There are two sides to this:
- Your mindset and attitude to client commitment
- How to implement client commitment from day #1
Let’s start with your mindset….
As far as your client is concerned, you are booked and busy.
It can be a difficult mindset shift to make, but you should always give the impression that you are filling roles left right and centre.
Not only will this create demand as clients will naturally be impressed that you have so much business, but it will also stop you from taking on sub-par work (even if you have nothing in your pipeline).
You are a value-add, not a last resort or a nuisance
The attitude towards recruiters can be one that is negative, and over time, you can also start to believe that you don’t add value or that you are as annoying as people say on LinkedIn.

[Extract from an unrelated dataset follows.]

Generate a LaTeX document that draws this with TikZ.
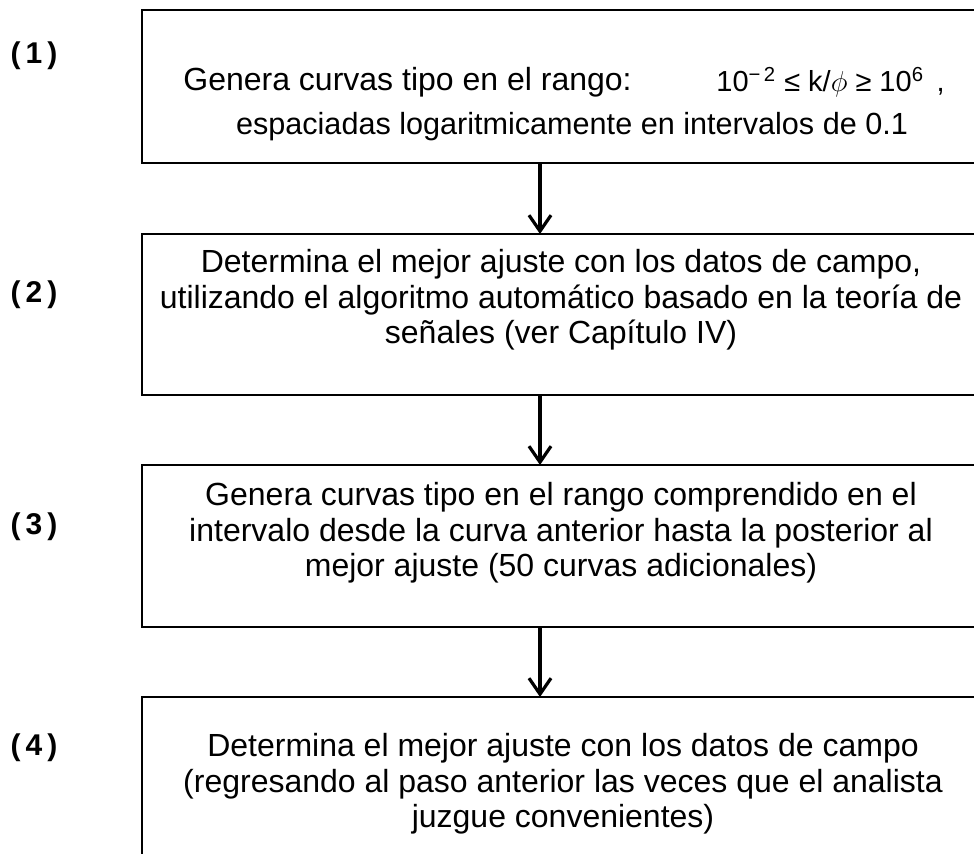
\documentclass[tikz,border=0pt]{standalone}
\usepackage{fontspec}
\setmainfont{Liberation Sans}
\usetikzlibrary{arrows.meta}
\usetikzlibrary{positioning}

\tikzset{
  stepBox/.style={draw, line width=1pt, inner sep=0pt, outer sep=0pt, minimum width=418pt},
  stepText/.style={align=center, inner sep=0pt, font=\fontsize{16}{17.7}\selectfont},
  stepLabel/.style={inner sep=0pt, font=\bfseries\fontsize{15}{18}\selectfont},
  flecha/.style={line width=1.6pt, -{Straight Barb[length=8pt,width=11pt,line width=1.6pt]}}
}

\begin{document}
\begin{tikzpicture}[x=0.5pt, y=-0.5pt]

\useasboundingbox (0,0) rectangle (974,854);

% --- Cajas ---
\node [stepBox, minimum height=76.5pt] (caja1) at (560,86.5) {};
\node [stepBox, minimum height=80.5pt] (caja2) at (560,314.5) {};
\node [stepBox, minimum height=81pt] (caja3) at (560,546) {};
\node [stepBox, minimum height=87pt] (caja4) at (560,784) {};

% --- Numeracion de pasos ---
\node [stepLabel] (num1) at (34,56) {(\,1\,)};
\node [stepLabel] (num2) at (34,295) {(\,2\,)};
\node [stepLabel] (num3) at (34,527) {(\,3\,)};
\node [stepLabel] (num4) at (34,748) {(\,4\,)};

% --- Textos ---
\node [stepText, anchor=west] (texto1a) at (183,82) {Genera curvas tipo en el rango:};
\node [inner sep=0pt, anchor=west, font=\fontsize{14.5}{16}\selectfont] (rango) at (716,82)
      {10\textsuperscript{−\,2} ≤ k/$\phi$ ≥ 10\textsuperscript{6}\enspace\kern-1pt ,};
\node [stepText, font=\fontsize{15.3}{17}\selectfont] (texto1b) at (572,127) {espaciadas logaritmicamente en intervalos de 0.1};

\node [stepText] (texto2) at (561,300) {Determina el mejor ajuste con los datos de campo,\\
      utilizando el algoritmo automático basado en la teoría de\\
      señales (ver Capítulo IV)};

\node [stepText] (texto3) at (561,533) {Genera curvas tipo en el rango comprendido en el\\
      intervalo desde la curva anterior hasta la posterior al\\
      mejor ajuste (50 curvas adicionales)};

\node [stepText] (texto4) at (563,784) {Determina el mejor ajuste con los datos de campo\\
      (regresando al paso anterior las veces que el analista\\
      juzgue convenientes)};

% --- Flechas ---
\draw [flecha] ([xshift=-10pt]caja1.south) -- ([xshift=-10pt]caja2.north);
\draw [flecha] ([xshift=-10pt]caja2.south) -- ([xshift=-10pt]caja3.north);
\draw [flecha] ([xshift=-10pt]caja3.south) -- ([xshift=-10pt]caja4.north);

\end{tikzpicture}
\end{document}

Again, with mindset, it’s all about affirming with yourself that you are there to add value.
If a client can’t see that, and they are non-committal, difficult to get hold of, and don’t respect your time, you must respect yourself enough to focus less on a client like that and invest in individuals who value your partnership, and thus are more likely to engage repeatedly and be committed.
Saying no more often
Although this can be difficult, shifting your mindset to saying no more often and setting boundaries will enable you to attract clients who will meet your expectation.
This doesn’t mean shutting the door on clients – it’s about asserting what you will and won’t accept.
If you know deep down that you’ll accept sub-par terms and a mediocre agreement, you’ll allow yourself to do so!
How can you foster better client commitment?
#1 Give yourself a limit on how much competitive work you are willing to accept
In an ideal world, we’d all be retained or working exclusive roles on 30%, but in reality, not everybody works in this type of environment, and it may not work for your market.
Competitive work doesn’t always equal bad work, either.
But, if you spend all of your time working competitive roles, how will you elevate yourself and create a sustainable desk? You simply won’t.
Instead, set a boundary and allow yourself to work a set amount of competitive roles at any time.
Then, when the quota is filled, don’t take on any more.
#2 Always ask for exclusivity
If you don’t do this already, this should be a standard part of you winning a role from a client.
Exclusivity equals better service, a better go to market strategy, and enables you to have a better relationship with the client.
If the client isn’t willing to give you exclusivity, find out why.
Then, if you can, handle the objection and explain why going exclusively with you is better.
#3 Pitch retainers or mini-retainers
Retainers are the best way to secure commitment, as there is an up-front payment required.
Retainers in recruitment are evolving all the time, so whether you do a refundable retainer, a non-refundable retainer, a retainer “lite” or something different – getting upfront commitment in the form of payment is the goal.
#4 Always explain how it adds value
The whole point of working exclusively or on a retainer is so it’s a partnership.
You want the client to value the service you provide, so make sure you explain that service before you ask for anything from them.
This is largely down to your consulting and sales skills, as well as how you approach a negotiation!
For example, if a client isn’t willing to give you an exclusive role now, agree with them that if you fill the competitive role first, they will work with you exclusively on the next three roles.
Clever compromise is what I like to call it.
The client still has an element of control but you are working towards getting that commitment.
And, as time progresses, and your experience and market reputation improves and word spreads – there will come a time where you can exclusively work on a retained basis, and potentially even secure that the first time around.
It’s all about demonstrating your track record and value and what they will get out of it.
#5 – Build your ideal client matrix
What would make a perfect client? And, what opportunities are you VERY confident you can fill?
We’ve covered service level agreements and “fillability” frameworks in previous editions, and you should utilise these to build your ideal client matrix and use this to improve commitment. You can use this to consult and educate clients on how they can improve their processes, salary bandings, employee benefits – and so much more.